I've been throwing this seasonal bash for many years now, since before Husband and I even knew each other. And let me tell you, those early fetes were verrrryyyyy different than the family-friendly fun that occurs nowadays. Given the fact that my supervisory abilities were not needed, I was actually able to regale some newer friends with a story from those wild...er times. Back when we were all young and single and childless, one of the pastimes we engaged in during my parties was cookie-making. One memorable get-together, a friend helpfully brought along some tubes of slice-and-bake dough to contribute to the cause. And wouldn't you know, it just so happened that in honor of holiday baking, they included a soft, squeezy Pillsbury Doughboy toy. Why? Beats me. But someone thought it would be hilarious to hide him in my tree. I didn't find it quite so...festive...and removed it. However, every time my back was turned, that sucker ended up right back among the branches. And for the next umpteen Christmases, that became sort of the signature party game. No matter where I hid that silly little guy in my apartment, some sneaky pal would locate it and plop him in the evergreen, like some kind of renowned...Dessert Elf, or something. Finally, one year I gave up and bought a sparkly ceramic Doughboy ornament to forever adorn our tree...in at least a slightly classier fashion.

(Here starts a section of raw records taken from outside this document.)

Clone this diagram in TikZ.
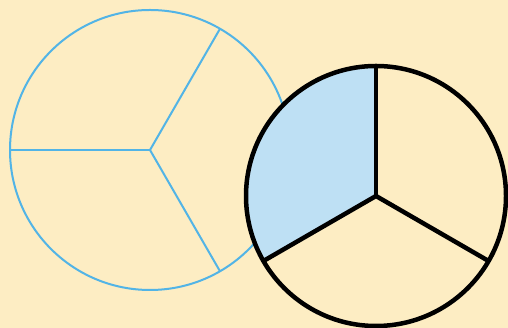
\documentclass[tikz,border=0pt]{standalone}
\begin{document}
\begin{tikzpicture}[x=1pt,y=1pt,
  blueline/.style={draw=lineblue,line width=2pt},
  blackline/.style={draw=black,line width=4.5pt}]
\definecolor{bg}{HTML}{FDEDC3}
\definecolor{lineblue}{HTML}{52B4E6}
\definecolor{fillblue}{HTML}{BEE0F4}
\fill[bg] (0,0) rectangle (508,328);
\useasboundingbox (0,0) rectangle (508,328);
% left circle
\coordinate (lc) at (150,178);
\draw[blueline] (lc) circle[radius=140];
\draw[blueline] (lc) -- ++(180:140);
\draw[blueline] (lc) -- ++(60:140);
\draw[blueline] (lc) -- ++(-60:140);
% right circle
\coordinate (rc) at (376,132);
\fill[bg] (rc) circle[radius=130];
\fill[fillblue] (rc) -- ++(90:130) arc[start angle=90,end angle=210,radius=130] -- cycle;
\draw[blackline] (rc) circle[radius=130];
\draw[blackline,line join=round] (rc) -- ++(90:130);
\draw[blackline] (rc) -- ++(210:130);
\draw[blackline] (rc) -- ++(330:130);
\end{tikzpicture}
\end{document}
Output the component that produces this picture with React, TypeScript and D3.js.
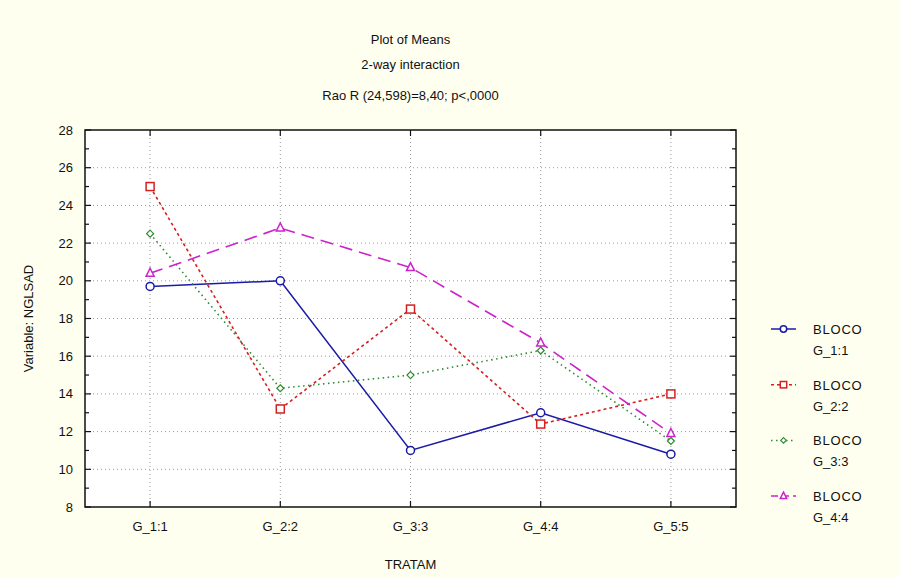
import React from 'react';
import * as d3 from 'd3';

// categories on the x axis (TRATAM)
const categories = ['G_1:1', 'G_2:2', 'G_3:3', 'G_4:4', 'G_5:5'];

// means per BLOCO
const bloco1 = [19.7, 20.0, 11.0, 13.0, 10.8];
const bloco2 = [25.0, 13.2, 18.5, 12.4, 14.0];
const bloco3 = [22.5, 14.3, 15.0, 16.3, 11.5];
const bloco4 = [20.4, 22.8, 20.7, 16.7, 11.9];

const seriesNames = ['G_1:1', 'G_2:2', 'G_3:3', 'G_4:4'];
const yTicks = [8, 10, 12, 14, 16, 18, 20, 22, 24, 26, 28];

const titleLines = ['Plot of Means', '2-way interaction', 'Rao R (24,598)=8,40; p<,0000'];

const width = 900, height = 577;
const plot = { left: 85, right: 736, top: 130, bottom: 507 };
const font = '"Liberation Sans", Arial, sans-serif';

// per-series look: colour, dash pattern, marker
const styles = [
  { color: '#1a1aa6', dash: null, marker: 'circle' },
  { color: '#d42020', dash: '3,3', marker: 'square' },
  { color: '#2e8b2e', dash: '1.5,3.5', marker: 'diamond' },
  { color: '#cc22cc', dash: '13,7', marker: 'triangle' },
];

const Marker = ({ type, x, y, color, s = 1 }: { type: string; x: number; y: number; color: string; s?: number }) => {
  if (type === 'circle') return <circle cx={x} cy={y} r={4 * s} fill="white" stroke={color} strokeWidth={1.5} />;
  if (type === 'square') return <rect x={x - 4 * s} y={y - 4 * s} width={8 * s} height={8 * s} fill="white" stroke={color} strokeWidth={1.5} />;
  if (type === 'diamond') return <path d={`M${x},${y - 3.5 * s}L${x + 3.5 * s},${y}L${x},${y + 3.5 * s}L${x - 3.5 * s},${y}Z`} fill="white" stroke={color} strokeWidth={1.2} />;
  return <path d={`M${x},${y - 5 * s}L${x + 4 * s},${y + 3 * s}L${x - 4 * s},${y + 3 * s}Z`} fill="white" stroke={color} strokeWidth={1.5} />;
};

export default function App() {
  const allSeries = [bloco1, bloco2, bloco3, bloco4];

  const xScale = d3.scalePoint<string>()
    .domain(categories)
    .range([plot.left, plot.right])
    .padding(0.5);

  const yScale = d3.scaleLinear()
    .domain([8, 28])
    .range([plot.bottom, plot.top]);

  const line = d3.line<number>()
    .x((_, i) => xScale(categories[i]) as number)
    .y(d => yScale(d));

  const minorTicks = d3.range(8, 29, 1);

  return (
    <svg width={width} height={height} style={{ position: 'absolute', left: 0, top: 0, background: '#fffff0' }}>
      <rect x={0} y={0} width={width} height={height} fill="#fffff0" />
      {/* titles */}
      {titleLines.map((t, i) => (
        <text key={t} x={(plot.left + plot.right) / 2} y={[44, 69, 100][i]} textAnchor="middle" fontFamily={font} fontSize={13} fill="#111">{t}</text>
      ))}

      <rect x={plot.left} y={plot.top} width={plot.right - plot.left} height={plot.bottom - plot.top} fill="white" />

      {/* dotted grid */}
      {yTicks.slice(1, -1).map(v => (
        <line key={`gy${v}`} x1={plot.left} x2={plot.right} y1={yScale(v)} y2={yScale(v)} stroke="#9a9a9a" strokeWidth={1} strokeDasharray="1,3" />
      ))}
      {categories.map(c => (
        <line key={`gx${c}`} x1={xScale(c)} x2={xScale(c)} y1={plot.top} y2={plot.bottom} stroke="#9a9a9a" strokeWidth={1} strokeDasharray="1,3" />
      ))}

      {/* series */}
      {allSeries.map((s, k) => (
        <path key={`l${k}`} d={line(s) || ''} fill="none" stroke={styles[k].color} strokeWidth={k === 0 ? 1.5 : 1.6} strokeDasharray={styles[k].dash || undefined} />
      ))}
      {allSeries.map((s, k) => s.map((v, i) => (
        <Marker key={`m${k}-${i}`} type={styles[k].marker} x={xScale(categories[i]) as number} y={yScale(v)} color={styles[k].color} />
      )))}

      {/* frame */}
      <rect x={plot.left} y={plot.top} width={plot.right - plot.left} height={plot.bottom - plot.top} fill="none" stroke="#111" strokeWidth={1.5} />

      {/* y ticks, inside on both sides */}
      {minorTicks.map(v => {
        const len = v % 2 === 0 ? 6 : 4;
        return (
          <g key={`t${v}`}>
            <line x1={plot.left} x2={plot.left + len} y1={yScale(v)} y2={yScale(v)} stroke="#111" strokeWidth={1.2} />
            <line x1={plot.right} x2={plot.right - len} y1={yScale(v)} y2={yScale(v)} stroke="#111" strokeWidth={1.2} />
          </g>
        );
      })}
      {categories.map(c => (
        <g key={`xt${c}`}>
          <line x1={xScale(c)} x2={xScale(c)} y1={plot.bottom} y2={plot.bottom - 6} stroke="#111" strokeWidth={1.2} />
          <line x1={xScale(c)} x2={xScale(c)} y1={plot.top} y2={plot.top + 6} stroke="#111" strokeWidth={1.2} />
        </g>
      ))}

      {/* tick labels */}
      {yTicks.map(v => (
        <text key={`yl${v}`} x={73} y={yScale(v) + 4.5} textAnchor="end" fontFamily={font} fontSize={13} fill="#111">{v}</text>
      ))}
      {categories.map(c => (
        <text key={`xl${c}`} x={xScale(c)} y={531} textAnchor="middle" fontFamily={font} fontSize={13} fill="#111">{c}</text>
      ))}

      {/* axis titles */}
      <text transform={`translate(33, ${(plot.top + plot.bottom) / 2}) rotate(-90)`} textAnchor="middle" fontFamily={font} fontSize={13} fill="#111">Variable: NGLSAD</text>
      <text x={(plot.left + plot.right) / 2} y={569} textAnchor="middle" fontFamily={font} fontSize={13} fill="#111">TRATAM</text>

      {/* legend */}
      {seriesNames.map((n, k) => {
        const y = 329 + k * 55.7;
        return (
          <g key={`lg${n}`}>
            <line x1={771} x2={796} y1={y} y2={y} stroke={styles[k].color} strokeWidth={1.5} strokeDasharray={k === 3 ? '7,4' : styles[k].dash || undefined} />
            <Marker type={styles[k].marker} x={783.5} y={y} color={styles[k].color} s={0.8} />
            <text x={813} y={y + 5} fontFamily={font} fontSize={13} fill="#111" letterSpacing={0.8}>BLOCO</text>
            <text x={813} y={y + 26} fontFamily={font} fontSize={13} fill="#111">{n}</text>
          </g>
        );
      })}
    </svg>
  );
}
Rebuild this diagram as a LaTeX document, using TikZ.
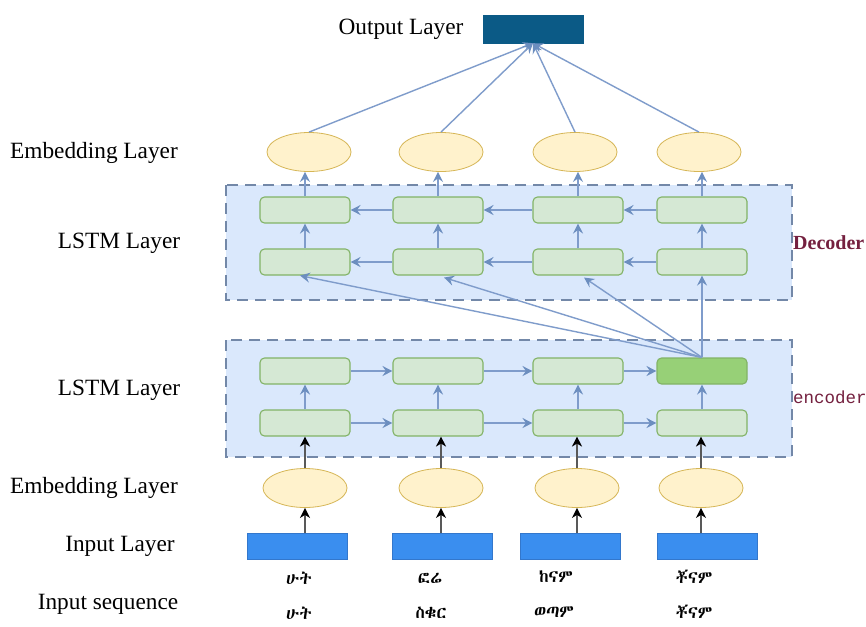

After that rambunctious phase, many of my friends began to get married; so naturally, spouses joined in the proceedings. (The "Couples Period", if you will.) Then inevitably came the rugrats. And for a while, events tended to center in one room, around a contingent of bouncy seats and diaper bags. (The "Baby Age".) Then the kids grew, and we entered the "Chatting on the Run" portion of our entertainment. Conversations followed the toddlers as we gamely attempted to string together coherent sentences while handing out animal crackers and sippy cups. Next, blessedly, the kiddos started keeping each other amused (that, and popping The Grinch into the DVD player could calm and quiet an entire roomful of munchkins. God bless Dr. Seuss. Amen.) And finally, we seem to have reached that beautiful point where we can almost ignore our beloved offspring and make believe we're truly having a Grownup Gala. As I flitted from room to room, making sure I got to spend some quality time with each of my honored guests, I reflected on how wonderful it was to have reached this era. Who knows, maybe some day in the not-too-distant future, if we adults play our cards right, we can swing full circle and reintroduce sugar cookies...or maybe those crazy days are behind us...and we should just chill out on the couch while queueing up The Grinch! Either way, happy holidays, indeed!